> **Work instructions**: No pictures belong in the copy; return exactly the lines from the one with "Reproduce this chart with D3.js." through the one with "50.3, 52.0, 53.3];", both ends included, and nothing else.

Start of Data for processing

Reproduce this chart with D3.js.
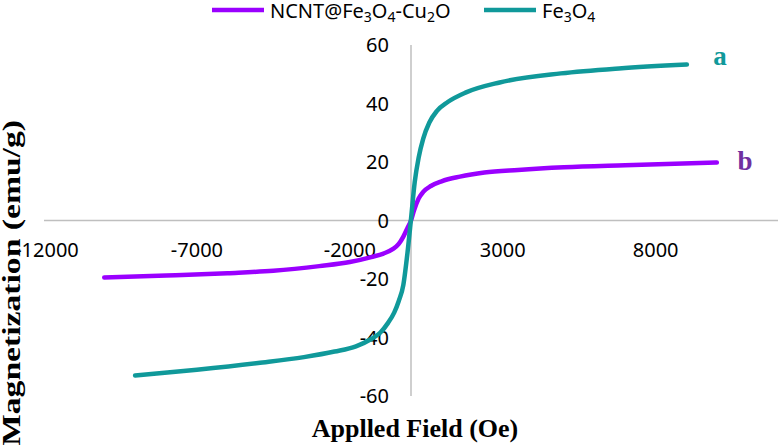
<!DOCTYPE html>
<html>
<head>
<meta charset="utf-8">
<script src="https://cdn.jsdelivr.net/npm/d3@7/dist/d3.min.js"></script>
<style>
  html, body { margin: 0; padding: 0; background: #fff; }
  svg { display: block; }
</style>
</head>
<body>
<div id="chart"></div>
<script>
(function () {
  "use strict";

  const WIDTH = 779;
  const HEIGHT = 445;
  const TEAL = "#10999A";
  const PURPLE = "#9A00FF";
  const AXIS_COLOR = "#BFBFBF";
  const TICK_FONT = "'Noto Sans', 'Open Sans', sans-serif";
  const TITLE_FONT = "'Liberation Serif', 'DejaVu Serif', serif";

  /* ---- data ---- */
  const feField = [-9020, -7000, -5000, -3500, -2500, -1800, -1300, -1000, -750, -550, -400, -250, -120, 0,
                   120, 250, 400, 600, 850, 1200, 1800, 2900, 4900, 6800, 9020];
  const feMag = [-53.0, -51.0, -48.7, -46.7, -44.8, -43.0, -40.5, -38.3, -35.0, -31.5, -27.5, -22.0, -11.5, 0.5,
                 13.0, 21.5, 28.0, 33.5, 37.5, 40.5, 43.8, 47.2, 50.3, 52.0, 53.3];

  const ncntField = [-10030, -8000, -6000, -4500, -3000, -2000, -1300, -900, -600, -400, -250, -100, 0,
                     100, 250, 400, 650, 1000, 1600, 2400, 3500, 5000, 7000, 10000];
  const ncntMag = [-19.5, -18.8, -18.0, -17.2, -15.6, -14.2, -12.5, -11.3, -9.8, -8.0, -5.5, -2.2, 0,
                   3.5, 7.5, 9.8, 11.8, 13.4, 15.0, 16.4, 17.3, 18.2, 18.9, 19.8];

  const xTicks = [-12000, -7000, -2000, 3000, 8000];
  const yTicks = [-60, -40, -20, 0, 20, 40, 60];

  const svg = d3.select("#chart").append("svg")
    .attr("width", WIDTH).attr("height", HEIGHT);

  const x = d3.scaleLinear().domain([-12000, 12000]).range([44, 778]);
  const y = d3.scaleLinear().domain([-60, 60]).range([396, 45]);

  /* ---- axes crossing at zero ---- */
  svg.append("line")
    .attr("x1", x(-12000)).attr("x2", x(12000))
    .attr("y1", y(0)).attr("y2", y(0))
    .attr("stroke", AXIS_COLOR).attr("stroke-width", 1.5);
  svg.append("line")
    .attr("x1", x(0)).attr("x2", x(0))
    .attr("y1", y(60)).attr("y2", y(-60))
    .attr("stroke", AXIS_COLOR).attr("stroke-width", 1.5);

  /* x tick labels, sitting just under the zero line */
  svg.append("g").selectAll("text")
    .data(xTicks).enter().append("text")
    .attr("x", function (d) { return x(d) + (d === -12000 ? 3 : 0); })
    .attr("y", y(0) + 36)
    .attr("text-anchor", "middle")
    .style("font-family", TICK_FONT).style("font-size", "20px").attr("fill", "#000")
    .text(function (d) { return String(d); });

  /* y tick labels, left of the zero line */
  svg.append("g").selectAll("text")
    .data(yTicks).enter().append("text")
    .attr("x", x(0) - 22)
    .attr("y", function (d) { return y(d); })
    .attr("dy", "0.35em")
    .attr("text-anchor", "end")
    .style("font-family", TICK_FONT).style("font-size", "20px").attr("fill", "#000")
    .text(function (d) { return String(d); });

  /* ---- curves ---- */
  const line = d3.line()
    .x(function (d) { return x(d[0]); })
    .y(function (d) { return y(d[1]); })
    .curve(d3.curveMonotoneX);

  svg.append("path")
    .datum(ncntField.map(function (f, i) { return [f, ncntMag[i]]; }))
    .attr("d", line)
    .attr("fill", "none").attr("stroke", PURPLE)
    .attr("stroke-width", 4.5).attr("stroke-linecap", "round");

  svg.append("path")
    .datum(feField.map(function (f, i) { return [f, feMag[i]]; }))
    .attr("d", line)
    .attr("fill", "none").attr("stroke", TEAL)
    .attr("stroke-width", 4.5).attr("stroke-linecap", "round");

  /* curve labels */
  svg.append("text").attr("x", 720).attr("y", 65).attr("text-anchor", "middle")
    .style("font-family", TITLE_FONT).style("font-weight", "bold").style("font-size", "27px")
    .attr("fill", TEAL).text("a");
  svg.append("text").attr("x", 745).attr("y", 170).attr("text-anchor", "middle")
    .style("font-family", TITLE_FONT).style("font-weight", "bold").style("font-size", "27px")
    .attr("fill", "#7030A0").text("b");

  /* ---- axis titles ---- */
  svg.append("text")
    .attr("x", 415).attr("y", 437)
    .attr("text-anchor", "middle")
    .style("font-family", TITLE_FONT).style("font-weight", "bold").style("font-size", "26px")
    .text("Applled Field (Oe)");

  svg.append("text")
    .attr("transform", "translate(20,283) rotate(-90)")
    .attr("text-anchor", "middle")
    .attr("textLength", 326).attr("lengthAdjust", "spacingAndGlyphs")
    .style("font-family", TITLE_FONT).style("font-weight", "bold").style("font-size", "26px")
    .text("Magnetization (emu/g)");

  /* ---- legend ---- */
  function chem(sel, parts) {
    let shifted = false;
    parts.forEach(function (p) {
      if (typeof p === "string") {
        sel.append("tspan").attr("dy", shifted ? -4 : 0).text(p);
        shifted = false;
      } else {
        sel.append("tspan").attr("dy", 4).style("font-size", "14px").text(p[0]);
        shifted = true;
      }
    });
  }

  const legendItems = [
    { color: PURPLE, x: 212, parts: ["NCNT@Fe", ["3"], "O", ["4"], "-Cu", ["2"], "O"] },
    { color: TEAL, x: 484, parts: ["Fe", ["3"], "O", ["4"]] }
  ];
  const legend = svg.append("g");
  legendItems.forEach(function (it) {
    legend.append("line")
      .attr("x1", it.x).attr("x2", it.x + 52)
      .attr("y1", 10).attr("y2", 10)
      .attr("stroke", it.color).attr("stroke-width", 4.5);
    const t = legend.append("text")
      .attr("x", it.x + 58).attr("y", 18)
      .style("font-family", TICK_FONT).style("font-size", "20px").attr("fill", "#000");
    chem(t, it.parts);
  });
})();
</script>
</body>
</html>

End of Data for processing
Start of Data for processing

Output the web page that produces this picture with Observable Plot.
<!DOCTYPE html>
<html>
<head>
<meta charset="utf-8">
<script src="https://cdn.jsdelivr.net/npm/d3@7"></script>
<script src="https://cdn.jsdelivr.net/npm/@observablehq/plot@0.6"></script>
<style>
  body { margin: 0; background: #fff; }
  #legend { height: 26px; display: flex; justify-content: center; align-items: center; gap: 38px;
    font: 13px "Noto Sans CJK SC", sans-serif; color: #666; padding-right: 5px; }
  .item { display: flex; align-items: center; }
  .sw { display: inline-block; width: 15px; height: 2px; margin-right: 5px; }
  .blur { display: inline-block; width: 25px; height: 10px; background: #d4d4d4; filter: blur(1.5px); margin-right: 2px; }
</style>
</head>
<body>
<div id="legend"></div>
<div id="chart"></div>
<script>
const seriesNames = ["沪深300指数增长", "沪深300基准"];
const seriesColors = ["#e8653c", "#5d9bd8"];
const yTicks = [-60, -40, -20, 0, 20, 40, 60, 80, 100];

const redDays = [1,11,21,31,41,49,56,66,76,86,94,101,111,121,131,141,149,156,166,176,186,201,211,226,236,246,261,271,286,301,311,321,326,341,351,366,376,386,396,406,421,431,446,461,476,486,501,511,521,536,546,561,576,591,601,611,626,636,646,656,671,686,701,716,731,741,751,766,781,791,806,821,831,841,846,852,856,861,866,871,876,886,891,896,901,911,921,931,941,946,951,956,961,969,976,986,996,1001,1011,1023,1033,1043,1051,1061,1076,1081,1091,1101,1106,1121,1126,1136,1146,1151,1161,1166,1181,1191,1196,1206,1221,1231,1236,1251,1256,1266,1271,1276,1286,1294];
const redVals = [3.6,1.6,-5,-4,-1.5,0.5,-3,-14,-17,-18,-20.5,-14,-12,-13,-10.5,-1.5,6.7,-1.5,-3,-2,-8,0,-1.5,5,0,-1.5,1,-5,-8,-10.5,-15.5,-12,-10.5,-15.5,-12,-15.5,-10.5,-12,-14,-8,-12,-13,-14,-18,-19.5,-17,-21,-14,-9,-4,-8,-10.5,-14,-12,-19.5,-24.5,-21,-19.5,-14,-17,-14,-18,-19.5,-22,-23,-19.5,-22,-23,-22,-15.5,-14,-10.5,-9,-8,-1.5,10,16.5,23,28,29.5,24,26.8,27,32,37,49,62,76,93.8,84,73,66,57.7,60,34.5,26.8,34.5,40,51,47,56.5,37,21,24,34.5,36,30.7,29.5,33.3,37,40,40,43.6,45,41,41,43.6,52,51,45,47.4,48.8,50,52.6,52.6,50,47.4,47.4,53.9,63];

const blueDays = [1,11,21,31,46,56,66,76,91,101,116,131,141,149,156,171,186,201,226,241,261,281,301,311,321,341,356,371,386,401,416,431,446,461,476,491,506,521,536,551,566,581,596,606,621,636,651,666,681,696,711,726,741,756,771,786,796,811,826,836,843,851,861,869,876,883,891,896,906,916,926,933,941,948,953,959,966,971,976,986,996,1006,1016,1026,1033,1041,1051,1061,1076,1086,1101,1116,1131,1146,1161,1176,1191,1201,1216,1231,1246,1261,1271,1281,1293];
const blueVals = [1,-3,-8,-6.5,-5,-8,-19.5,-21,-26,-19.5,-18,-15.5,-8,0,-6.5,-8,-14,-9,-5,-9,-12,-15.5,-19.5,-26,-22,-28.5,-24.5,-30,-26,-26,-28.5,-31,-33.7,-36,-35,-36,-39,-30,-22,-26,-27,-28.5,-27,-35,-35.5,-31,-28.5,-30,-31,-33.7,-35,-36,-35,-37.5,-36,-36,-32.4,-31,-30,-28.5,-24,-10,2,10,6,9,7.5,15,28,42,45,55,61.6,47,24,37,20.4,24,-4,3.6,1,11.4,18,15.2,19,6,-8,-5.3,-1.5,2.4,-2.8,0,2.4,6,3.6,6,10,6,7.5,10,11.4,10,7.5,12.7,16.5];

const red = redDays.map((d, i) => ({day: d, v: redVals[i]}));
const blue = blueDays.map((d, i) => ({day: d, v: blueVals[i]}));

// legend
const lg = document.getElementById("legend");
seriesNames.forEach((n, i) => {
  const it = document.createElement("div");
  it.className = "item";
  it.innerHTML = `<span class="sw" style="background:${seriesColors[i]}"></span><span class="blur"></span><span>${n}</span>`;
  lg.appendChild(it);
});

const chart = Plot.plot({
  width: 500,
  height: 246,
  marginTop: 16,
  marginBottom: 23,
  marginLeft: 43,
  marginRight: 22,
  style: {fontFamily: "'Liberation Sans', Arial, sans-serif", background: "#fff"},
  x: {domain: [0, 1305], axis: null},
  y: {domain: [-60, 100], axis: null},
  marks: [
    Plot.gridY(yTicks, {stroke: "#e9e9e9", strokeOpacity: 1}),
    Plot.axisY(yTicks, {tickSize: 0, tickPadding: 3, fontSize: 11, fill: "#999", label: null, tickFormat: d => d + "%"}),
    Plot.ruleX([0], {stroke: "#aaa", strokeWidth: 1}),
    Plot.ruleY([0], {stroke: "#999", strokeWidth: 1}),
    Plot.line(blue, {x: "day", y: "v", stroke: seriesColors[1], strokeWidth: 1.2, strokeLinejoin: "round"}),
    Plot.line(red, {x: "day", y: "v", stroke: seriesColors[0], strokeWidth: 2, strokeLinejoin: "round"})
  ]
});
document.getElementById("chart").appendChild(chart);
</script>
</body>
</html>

End of Data for processing

> **Correct answer**:
Reproduce this chart with D3.js.
<!DOCTYPE html>
<html>
<head>
<meta charset="utf-8">
<script src="https://cdn.jsdelivr.net/npm/d3@7/dist/d3.min.js"></script>
<style>
  html, body { margin: 0; padding: 0; background: #fff; }
  svg { display: block; }
</style>
</head>
<body>
<div id="chart"></div>
<script>
(function () {
  "use strict";

  const WIDTH = 779;
  const HEIGHT = 445;
  const TEAL = "#10999A";
  const PURPLE = "#9A00FF";
  const AXIS_COLOR = "#BFBFBF";
  const TICK_FONT = "'Noto Sans', 'Open Sans', sans-serif";
  const TITLE_FONT = "'Liberation Serif', 'DejaVu Serif', serif";

  /* ---- data ---- */
  const feField = [-9020, -7000, -5000, -3500, -2500, -1800, -1300, -1000, -750, -550, -400, -250, -120, 0,
                   120, 250, 400, 600, 850, 1200, 1800, 2900, 4900, 6800, 9020];
  const feMag = [-53.0, -51.0, -48.7, -46.7, -44.8, -43.0, -40.5, -38.3, -35.0, -31.5, -27.5, -22.0, -11.5, 0.5,
                 13.0, 21.5, 28.0, 33.5, 37.5, 40.5, 43.8, 47.2, 50.3, 52.0, 53.3];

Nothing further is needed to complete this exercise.